UPMC pays $38M to settle 12-year-old whistleblower case

UPMC is putting a 12-year-old False Claims Act suit to bed with a $38 million settlement payment.

The deal, announced last week by lawyers for the plaintiff whistleblowers, relates to claims that UPMC had arrangements with neurosurgeons to refer procedures and surgeries to the nonprofit hospital system. Claims for those services were then submitted for reimbursement from Medicare in violation of the Stark Law, the plaintiffs alleged.

“Patients need and deserve to know that the hospital services they receive are the product of sound medical judgment, rather than motivated by the physician’s financial interests,” said Steve Del Sole of Del Sole Cavanaugh Stroyd, one of the law firms representing the plaintiffs, in a statement.

UPMC agreed to the settlement payment but does not admit to any wrongdoing. Thirteen other staff neurosurgeons had also been listed as defendants.

The lawsuit had been filed back in 2012 by J. William Bookwalter, M.D., a neurosurgeon; Robert Sclabassi, M.D., a neurophysiologist; and Anna Mitina, a surgical technologist.

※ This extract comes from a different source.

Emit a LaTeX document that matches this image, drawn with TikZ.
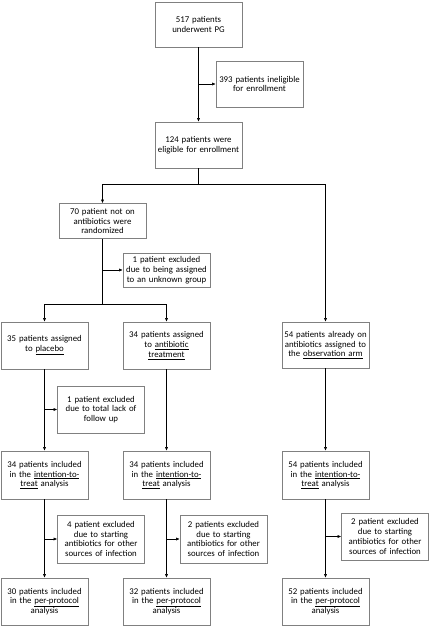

The plaintiffs alleged that UPMC was incentivizing neurosurgeons to perform their procedures at its facilities in order to secure higher revenues from the government and would reward those physicians with “well-above fair market value” compensation. In court filings, UPMC countered the compensation packages and productivity bonuses it offered were industry standard.

In 2016, the government settled a portion of the claims related to certain physician services claims for $2.5 million following an investigation by federal officials but declined to intervene on the remaining allegations.

The plaintiffs continued to pursue their claims, at one point in 2019 winning an appeal after a district court had previously dismissed the case. That appellate court ruled that “a hospital’s compensation plan that overpaid its doctors could violate the Stark Law if that compensation varied with or took into account the volume or value of referrals,” per the plaintiffs’ lawyers.

The whistleblowers will receive 29%, or just over $11 million, of the $38 million settlement. Del Sole Cavanaugh Stroyd and the other firms—Stone Law Firm, Simpson Law Firm and Morgan Verkamp—said they believe the payout to be among the largest Stark Law recoveries in a case where the government declined to intervene.

“This kind of recovery would simply be impossible without the bravery and commitment of whistleblowers willing to incur enormous risk to do the right thing on behalf of the taxpayers,” Andrew Stone of Stone Law Firm said in a statement.

In an emailed statement, UPMC Vice President and Chief Communications Officer Paul Wood said the system “is pleased to have resolved this matter, twelve years after it first started. The settlement, which includes no admission of liability, allows UPMC to keep its focus where it belongs—on providing world-class care to our patients.”

Pittsburgh-based UPMC is an integrated health system and currently one of Pennsylvania’s largest employers. Its provider, insurance and other business arms logged $27.7 billion of revenue across 2023.

Last year, the organization came to an $8.5 million settlement with the government over another whistleblower case involving its then-chair of cardiothoracic surgery, who was said to have been fraudulently billing for, and performing, simultaneous surgeries. That deal came with promises to create a Corrective Action Plan for the doctor and a one-year audit of his physician fee service billings to Medicare.